I noticed there was a HiSeq run being an outlier in the plot (~14000 USD at UT-Austin GSAF vs ~2000 USD at MDA Smithville), it is possibly a mis-labeling of a full run (8 lanes for HiSeq) price instead of a per-lane-price. For the next analysis, I will assume that’s the case.
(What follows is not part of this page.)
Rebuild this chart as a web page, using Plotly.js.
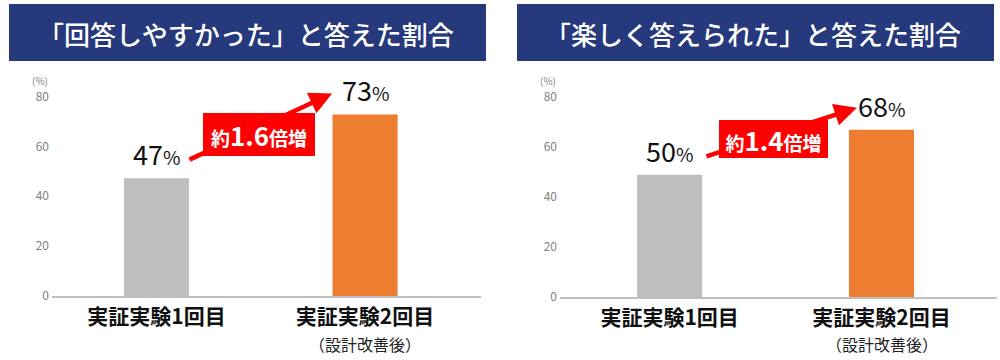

I am interested at the head-to-head comparisons between the two sequencing centers for different sequencing run types,
merge_df = gsaf_price_df\
.groupby(['Platform','machine','ends','total_base'], as_index=False)\
.agg({'gsaf_price':np.min})\
.merge(mda_price_df, how ='inner') \
.filter(regex = 'price|machine|ends|base')\
.pipe(pd.melt, id_vars = ['machine','ends','total_base'],
var_name = 'center',
value_name = 'price')\
.assign(center = lambda d: np.where(d['center'].str.contains('gsaf'),
'UT-Austin GSAF',
'MD Anderson Science park')) \
.assign(price = lambda d: np.where(d.price > 10000, d.price / 8, d.price))
p = sns.FacetGrid(data = merge_df,
col = 'machine',
sharex=False,
size = 5)
p.map(sns.barplot, 'total_base',
'price',
'center',
palette = okabeito_palette(),
hue_order = ['MD Anderson Science park',
'UT-Austin GSAF'])
p.add_legend(bbox_to_anchor=(0.5,0.8),
fontsize=12)
p.set(xlabel = '',
ylabel = '')
p.set_titles('{col_name}')
p.fig.text(0.4, 0, 'Sequencing cycle (nt)', fontsize = 15)
p.fig.text(0, 0.8, 'Per-lane-price (USD)', fontsize = 15, rotation=90)
From the figure, it looks like UT Austin GSAF has a higher price for every sequencing type.
For the comparison in HiSeq runs, GSAF is running HiSeq 4000 while MD Anderson Science Park is running HiSeq 3000, so that maybe one of the reason. For the other ones, seems like the machines are the same.